El tipo sin decirlo nos había desafiado. Por eso estábamos caminando al mediodía al rayo del sol, como en el mundo de Di Caprio, primero con un sentido festivo, para luego ir de a poco perdiéndolo en el camino. Es que, al comienzo pensamos que iba a ser fácil, como el hombre nos narró. Pero a medida que avanzábamos el camino era más agreste. Por momentos teníamos que subir por montañas plagadas de pinches, de ramas que volvían como látigos. A su vez, había caminos que no llevaban a ningún lado y teníamos que volver sobre nuestros pasos. Eso hizo que perdiéramos mucho tiempo y, a su vez, energía.
Pero lo conseguimos. Llegamos a una playa solitaria de esas que parecen un cuadro, en las que sentís que tu presencia puede arruinarlo todo. Nos metimos en el mar, el agua era transparente y la arena estaba llena de piedras. Desde ahí se veía, lejos, la playa de la que habíamos escapado. La piedra que daba al frente de la costa estaba ahí. La vuelta fue lo más complicado. Las raspaduras aumentaron. Los árboles con ramas traicioneras. Las subidas, las bajadas, las piedras que tuvimos que saltar para volver a nuestra playa. Todo el tiempo pensando en ese viejo que seguro se estaría riendo a carcajadas de nosotros.
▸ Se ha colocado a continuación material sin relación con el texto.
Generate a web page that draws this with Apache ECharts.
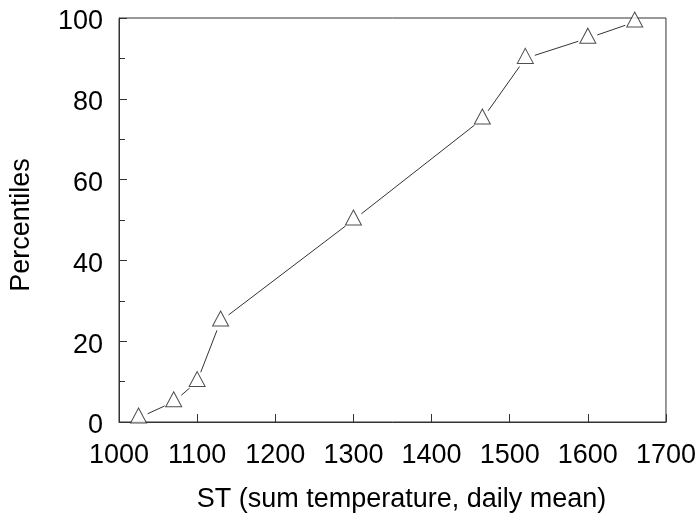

Por suerte, en nuestra casa rodante teníamos fiambre. Comimos todo lo que había y volvimos a la playa en donde nos esperaba una de las anécdotas más geniales que me pasaron en la vida. Al borde de la playa existía un complejo de cabañas en el que se hacían todo tipo de fiestas y en aquella ocasión un casamiento. Todo era espectacular, como en las películas. Las chicas hermosas de blanco, hombres vestidos de gala, gente feliz al borde del mar. Todo parecía cuadrar en una historia más de las que se puede esperar de un casamiento. Pero algo rompió el fino cristal de lo esperado.
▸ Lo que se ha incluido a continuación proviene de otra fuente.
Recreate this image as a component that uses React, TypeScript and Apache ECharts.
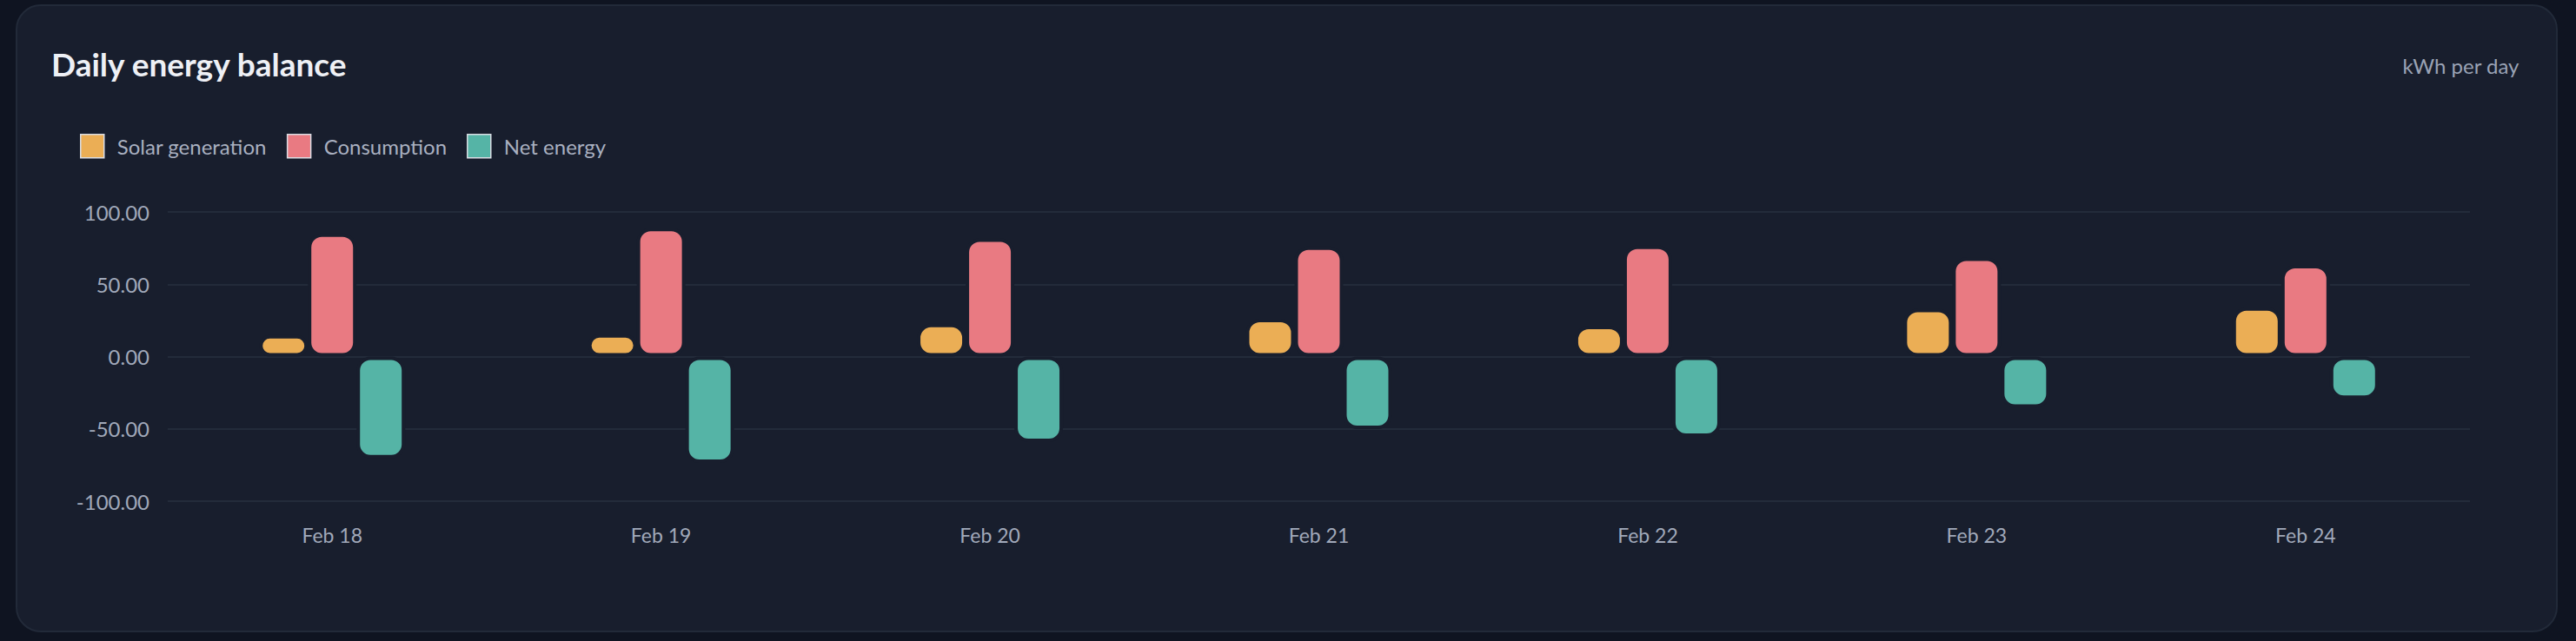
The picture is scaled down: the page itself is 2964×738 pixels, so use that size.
import * as echarts from "echarts";
import { useEffect, useRef } from "react";

const categories = ["Feb 18", "Feb 19", "Feb 20", "Feb 21", "Feb 22", "Feb 23", "Feb 24"];
const solarGeneration = [14.8, 15.4, 22.6, 26.1, 21.3, 33.1, 34.1];
const consumption = [85.2, 89.0, 81.7, 76.2, 76.8, 68.5, 63.4];
const netEnergy = [-70.4, -73.6, -59.1, -50.1, -55.5, -35.4, -29.3];
const yMin = -100;
const yMax = 100;
const yStep = 50;

const PAGE_BG = "#0f1421";
const CARD_BG = "#181e2d";
const FONT = "Lato, 'Noto Sans', sans-serif";

// the border in the card colour leaves a small gap between bars and at zero
const barStyle = (color: string) => ({
  color,
  borderColor: CARD_BG,
  borderWidth: 4,
  borderRadius: 14,
});

export default function App() {
  const chartRef = useRef<HTMLDivElement>(null);

  useEffect(() => {
    if (!chartRef.current) return;
    const chart = echarts.init(chartRef.current, null, { renderer: "svg" });

    chart.setOption({
      animation: false,
      backgroundColor: PAGE_BG,
      textStyle: { fontFamily: FONT },
      graphic: [
        {
          type: "rect",
          z: -10,
          shape: { x: 19, y: 6, width: 2923, height: 721, r: 28 },
          style: { fill: CARD_BG, stroke: "#222a39", lineWidth: 2 },
        },
      ],
      title: [
        {
          text: "Daily energy balance",
          left: 59,
          top: 55,
          padding: 0,
          textStyle: { color: "#eef0f5", fontSize: 37, fontWeight: "bold", fontFamily: FONT },
        },
        {
          text: "kWh per day",
          right: 65,
          top: 63,
          padding: 0,
          textStyle: { color: "#9aa3b5", fontSize: 24, fontWeight: "normal", fontFamily: FONT },
        },
      ],
      legend: {
        left: 92,
        top: 154,
        padding: 0,
        icon: "rect",
        itemWidth: 27,
        itemHeight: 27,
        itemGap: 23,
        itemStyle: { borderColor: "#d9dce3", borderWidth: 1.5, borderRadius: 2 },
        textStyle: { color: "#a9b0c0", fontSize: 24, padding: [0, 0, 0, 10], fontFamily: FONT },
      },
      grid: { left: 193, right: 122, top: 244, bottom: 161 },
      xAxis: {
        type: "category",
        data: categories,
        axisLine: { show: false },
        axisTick: { show: false },
        axisLabel: { color: "#a1a9ba", fontSize: 23, margin: 27, fontFamily: FONT },
      },
      yAxis: {
        type: "value",
        min: yMin,
        max: yMax,
        interval: yStep,
        axisLabel: {
          color: "#a1a9ba",
          fontSize: 24,
          margin: 21,
          fontFamily: FONT,
          formatter: (v: number) => v.toFixed(2),
        },
        splitLine: { lineStyle: { color: "#232b3a", width: 2 } },
      },
      series: [
        {
          name: "Solar generation",
          type: "bar",
          data: solarGeneration,
          barWidth: 56,
          barGap: "0%",
          itemStyle: barStyle("#ebae55"),
        },
        {
          name: "Consumption",
          type: "bar",
          data: consumption,
          barWidth: 56,
          barGap: "0%",
          itemStyle: barStyle("#e97a82"),
        },
        {
          name: "Net energy",
          type: "bar",
          data: netEnergy,
          barWidth: 56,
          barGap: "0%",
          itemStyle: barStyle("#55b4a6"),
        },
      ],
    });

    return () => chart.dispose();
  }, []);

  return (
    <div
      ref={chartRef}
      style={{ position: "fixed", left: 0, top: 0, width: 2964, height: 738 }}
    />
  );
}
Recuerdo que no entendí en un primer momento qué era lo que estaba pasando. Con el Locón tuvimos que preguntarle a uno de los mozos qué era lo que estaba sucediendo. El mozo se reía a carcajadas y nos hablaba muy rápido. Lo que pudimos captar era que el casamiento resultó ser una tremenda farsa. Los novios no eran los reales. Es más... nunca aparecieron. La gente no lo podía creer y esperaba que aparecieran los verdaderos. Pero eso nunca sucedió.
Pasadas las horas, los invitados decidieron dar vuelta la página y hacer de esos dos actores los protagonistas de una fiesta alucinante. Se sacaban fotos con ellos, los tiraban para arriba. Bailaban las canciones que retumbaban en los vidrios, se emocionaban con el video de la pareja. Los falsos novios eran espectaculares, disfrutaban como si se estuvieran casando de verdad. Nuestra vida se reflejaba en ese acontecimiento como guiñándonos un ojo. Cuánto hay de falso en lo que hacemos cada mañana y cuanto de verdadero.
Los fuegos artificiales chocaron contra las estrellas de esa noche de Bombas. Los novios levantaron las copas, todos hicimos lo mismo y la música siguió hasta las seis de la mañana. Al final de la ceremonia, los invitados volvían a sus cabañas riendo, cantando, festejando lo ominoso de esa noche: Bombas fue una fiesta.